September 29, 2010

Poets Speak Loud!, September 27

This series has been resurrected at McGeary's down on Clinton Square in Albany, far from the Lark St. scene where it had a home at Tess' Lark Tavern since January 2005. We all hoped the Lark would rise again but, like the phoenix, we would never know what form it would take. But here we have a "room of one's own" as Virginia Woolf would put it & it worked just fine. (On a personal level I admit to pining over Nicole the waitress, but Meaghan was pretty & efficient & perhaps we too can build a lasting relationship.)

Tess Collins welcomed us back with kind words & hugs, then Mary Panza got down to the business she does so well, moving the poets along (if anyone can herd cats, she can). I started off with the able assistance of 2 suburban housewives (Jill Crammond Wickham & Carolee Sherwood) for my Coyote poems, whether or not people care about coyotes. The house was filled with Lark Tavern fans & regulars, like Joe Krausman, who read about his heart ("Biochemistry") & a prose poem about his Army days, "Before Inspection. Todd Fabozzi did a could of political poems, "The Machine" on Albany & a broader political rant on America.

North-country girl Jill Crammond Wickham had 2 hunting poems in anticipation of the season, "From the Deer Hunter's Handbook, or Advice to the Groom" & "Hunting Poem About Gutting a Carcass Already Bled Dry," in case you ever needed this information while wandering down Lark St. Josh McIntyre was much more simple with his short pieces, "Leaks" & "Night & Day." Carolee Sherwood began with an image of a yellow dress hanging on a fence downtown ("The Last Weekend in September"), then "From the Handbook for Surviving a Fall," 2 recent poems as should be evident from the titles.

Cheryl Rice began with a blissful story of "Halloween in Kingston" then on to the Roy Rogers inspired "Trigger at Auction" [from Tom Robbins' Even Cowgirls Get the Blues: "I told Dale, 'When I go, just skin me & put me on top of Trigger.' And Dale said, 'Now don't get any ideas about me'." -- Roy Rogers.] Tess Lecuyer began writing a sonnet that turned into a villanelle (naturally) for Lilly the weiner dog at the Albany WordFest. RM Engelhardt had 2 very serious poems, "The Procession" that he said is a response to/based on a poem by Thom Francis, than an older piece "When."

A special treat tonight were 2 poems by Robert who is the cook here at McGeary's, introduced as "Albany Poet's Big Daddy," who read 2 what could best described as "recovery poems," "The Unseen Enemy" & "My Pain" -- hey, who was watching the burgers? Bob Sharkey gave us a just-written invocation for this new venue, "The Poets" then a little prose piece, a faux memoir excerpt from Discursive about working as a kid in Maine. Marilyn Day introduced a new definition of the word draft by stating her poem ("Fire") "…is a draft because I haven't brought it to my critique group yet." Hmm.

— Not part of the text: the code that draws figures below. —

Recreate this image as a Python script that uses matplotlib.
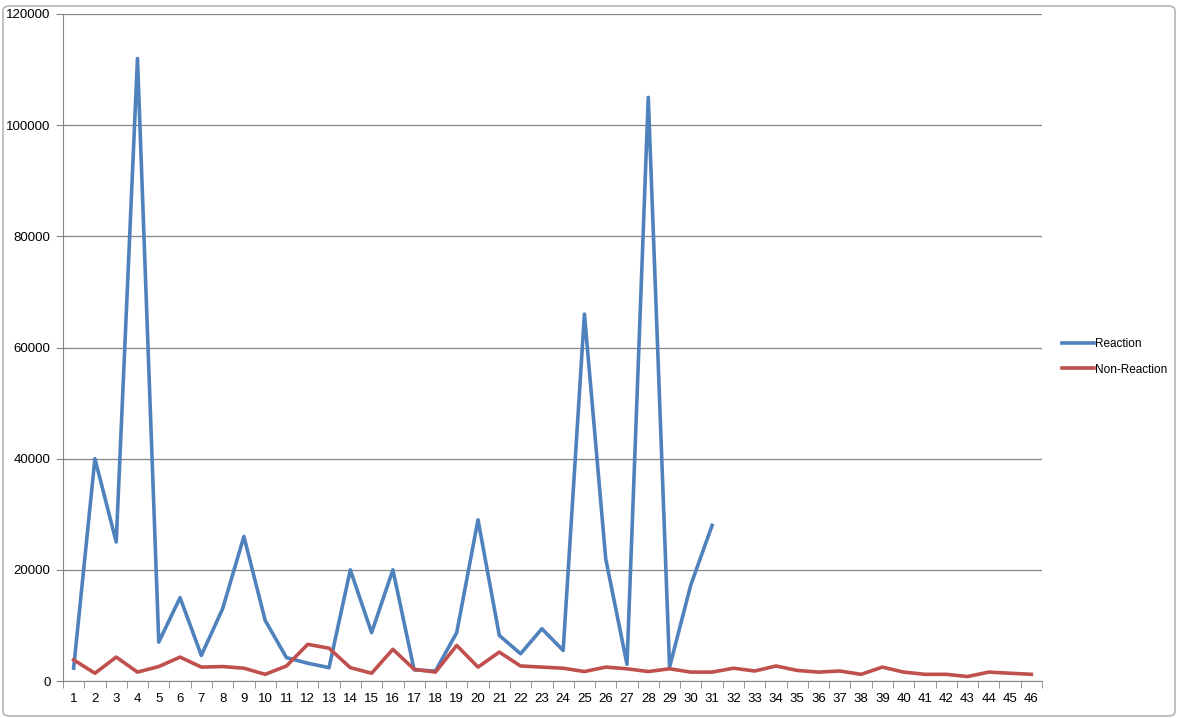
import matplotlib
matplotlib.use("Agg")
import matplotlib.pyplot as plt
import matplotlib.patches as mpatches
import numpy as np

# Data
categories = list(range(1, 47))
reaction = [2300, 40000, 25000, 112000, 7000, 15000, 4600, 13000, 26000, 10900,
            4200, 3200, 2400, 20000, 8700, 20000, 2000, 1800, 8700, 29000,
            8200, 4900, 9400, 5500, 66000, 22000, 3000, 105000, 2500, 17300,
            28000]
non_reaction = [3800, 1400, 4300, 1600, 2600, 4300, 2500, 2600, 2300, 1200,
                2700, 6600, 5900, 2400, 1400, 5700, 2100, 1600, 6400, 2500,
                5200, 2700, 2500, 2300, 1700, 2500, 2200, 1700, 2200, 1600,
                1600, 2300, 1800, 2700, 1900, 1600, 1800, 1200, 2500, 1600,
                1200, 1200, 800, 1600, 1400, 1200]

plt.rcParams["font.family"] = ["Liberation Sans", "DejaVu Sans"]

W, H = 1182, 718
fig = plt.figure(figsize=(W / 100, H / 100), dpi=100)
ax = fig.add_axes([63 / W, (H - 681) / H, (1042 - 63) / W, (681 - 14) / H])

ax.plot(categories[:len(reaction)], reaction, color="#4F81BD", linewidth=2.6,
        label="Reaction", solid_joinstyle="round")
ax.plot(categories, non_reaction, color="#C0504D", linewidth=2.6,
        label="Non-Reaction", solid_joinstyle="round")

ax.set_xlim(0.5, 46.5)
ax.set_ylim(0, 120000)
ax.set_yticks(np.arange(0, 120001, 20000))
ax.yaxis.grid(True, color="#868686", linewidth=0.9)
ax.set_axisbelow(True)
ax.set_xticks(categories)
ax.set_xticklabels([str(c) for c in categories])
ax.set_xticks(np.arange(0.5, 47, 1), minor=True)
ax.tick_params(axis="x", which="major", length=0, pad=9, labelsize=9.5)
ax.tick_params(axis="x", which="minor", length=5, color="#868686")
ax.tick_params(axis="y", length=5, color="#868686", labelsize=9.5, pad=4)

for side in ["top", "right"]:
    ax.spines[side].set_visible(False)
for side in ["left", "bottom"]:
    ax.spines[side].set_color("#868686")

ax.legend(loc="center left", bbox_to_anchor=(1.01, 0.486), frameon=False,
          fontsize=8.5, handlelength=2.7, handletextpad=0.1, labelspacing=1.15)

fig.patches.append(mpatches.FancyBboxPatch((3 / W, 2 / H), 1172 / W, 710 / H,
                                           boxstyle="round,pad=0,rounding_size=0.006",
                                           transform=fig.transFigure, fill=False,
                                           edgecolor="#b5b5b5", linewidth=1.2))

fig.savefig("out.png", dpi=100)
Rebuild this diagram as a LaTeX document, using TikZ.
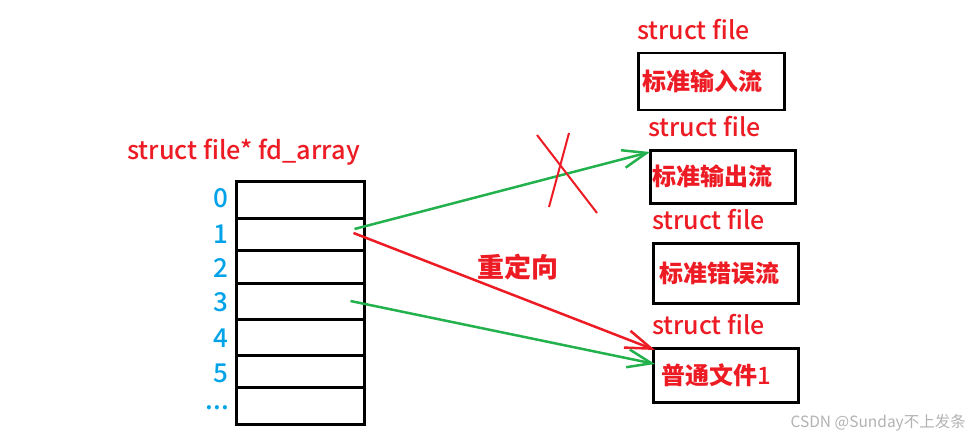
\documentclass[tikz,border=0pt]{standalone}
\usepackage{fontspec}
\setmainfont{Noto Sans CJK SC}
\newfontfamily\medfont{Noto Sans CJK SC Medium}
\usetikzlibrary{arrows.meta,calc}
\definecolor{pred}{RGB}{237,28,36}
\definecolor{pgreen}{RGB}{34,177,76}
\definecolor{pblue}{RGB}{0,162,232}
\tikzset{
  cell/.style={draw,line width=2.5pt,minimum width=128pt,anchor=north west,inner sep=0pt},
  idx/.style={text=pblue,font=\fontsize{26}{26}\medfont,anchor=east,inner sep=0pt,text height=14pt,text depth=0pt},
  sf/.style={text=pred,font=\fontsize{25}{25}\medfont,anchor=west,inner sep=0pt},
  fbox/.style={draw,line width=2.5pt,anchor=north west,text=pred,font=\fontsize{24}{24}\selectfont\bfseries,align=left,inner ysep=0pt},
  garrow/.style={draw=pgreen,line width=2.5pt,-{Straight Barb[length=24pt,width=18pt,line width=2.5pt]}},
  rarrow/.style={draw=pred,line width=2.5pt,-{Straight Barb[length=26pt,width=18pt,line width=2.5pt]}},
  cross/.style={draw=pred,line width=2pt}
}
\begin{document}
\begin{tikzpicture}[x=1pt,y=-1pt]
\useasboundingbox (0,0) rectangle (971,441);
% array
\node[sf,font=\fontsize{25.3}{25.3}\medfont] (title) at (127,152) {struct file* fd\_array};
\node[cell,minimum height=37pt] (c0) at (235,180) {};
\node[cell,minimum height=32pt] (c1) at (235,217) {};
\node[cell,minimum height=33pt] (c2) at (235,249) {};
\node[cell,minimum height=36pt] (c3) at (235,282) {};
\node[cell,minimum height=36pt] (c4) at (235,318) {};
\node[cell,minimum height=32pt] (c5) at (235,354) {};
\node[cell,minimum height=37pt] (c6) at (235,386) {};
\node[idx] (i0) at (229,200) {0};
\node[idx] (i1) at (229,236) {1};
\node[idx] (i2) at (229,270) {2};
\node[idx] (i3) at (229,304) {3};
\node[idx] (i4) at (229,340) {4};
\node[idx] (i5) at (229,375) {5};
\node[idx,text height=4pt] (i6) at (229,407) {...};
% files
\node[sf] (s1) at (637,30) {struct file};
\node[fbox,minimum width=146pt,minimum height=57pt,inner xsep=4pt,text width=138pt] (f1) at (637,52) {标准输入流};
\node[sf] (s2) at (648,127) {struct file};
\node[fbox,minimum width=145pt,minimum height=53pt,inner xsep=2pt,text width=141pt] (f2) at (649,149) {标准输出流};
\node[sf] (s3) at (652,220) {struct file};
\node[fbox,minimum width=145pt,minimum height=60pt,inner xsep=6pt,text width=133pt] (f3) at (652,242) {标准错误流};
\node[sf] (s4) at (652,325) {struct file};
\node[fbox,minimum width=145pt,minimum height=54pt,inner xsep=8pt,text width=129pt] (f4) at (652,347) {普通文件{\medfont\mdseries 1}};
% arrows
\coordinate (g1s) at ($(c1.north east)+(-11,12)$);
\coordinate (r1s) at ($(c1.north east)+(-12,16)$);
\coordinate (g3s) at ($(c3.north east)+(-15,19)$);
\draw[garrow] (g1s) -- ($(f2.north west)+(1,3)$);
\draw[rarrow] (r1s) -- ($(f4.north west)+(3,3)$);
\draw[garrow] (g3s) -- ($(f4.north west)+(3,17)$);
% cross
\coordinate (x1a) at (537,135);
\coordinate (x1b) at (597,213);
\coordinate (x2a) at (569,133);
\coordinate (x2b) at (549,207);
\draw[cross] (x1a) -- (x1b);
\draw[cross] (x2a) -- (x2b);
\node[text=pred,font=\fontsize{27}{27}\selectfont\bfseries,inner sep=0pt] (redir) at (518,267) {重定向};
\node[text=black!30,font=\fontsize{15.5}{15.5}\selectfont,anchor=east,inner sep=0pt] (wm) at (966,423) {CSDN @Sunday不上发条};
\end{tikzpicture}
\end{document}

The recently married Bless maybe got himself in trouble with some short borrowed lines about being married, then recovered enough with his right-on poem about our attitudes about being stuck in traffic, with its unsettling punch line. Avery's poem's title was like a poem in itself, the poem an enthusiastic rant about using your breath wisely, then the equally up-beat "From Me to You What Happens When You Smile" (Yes!).
 AC Everson ended the night with "Slice of Life" written last night, then a short piece about going through "the change." Like Heraclitus said, first you step into the Lark Tavern then it becomes McGeary's -- thank you Tess & all her marvelous staff.

Poets Speak Loud presented by every last Monday at McGeary's at Clinton Square (near where Melville lived), in the back room.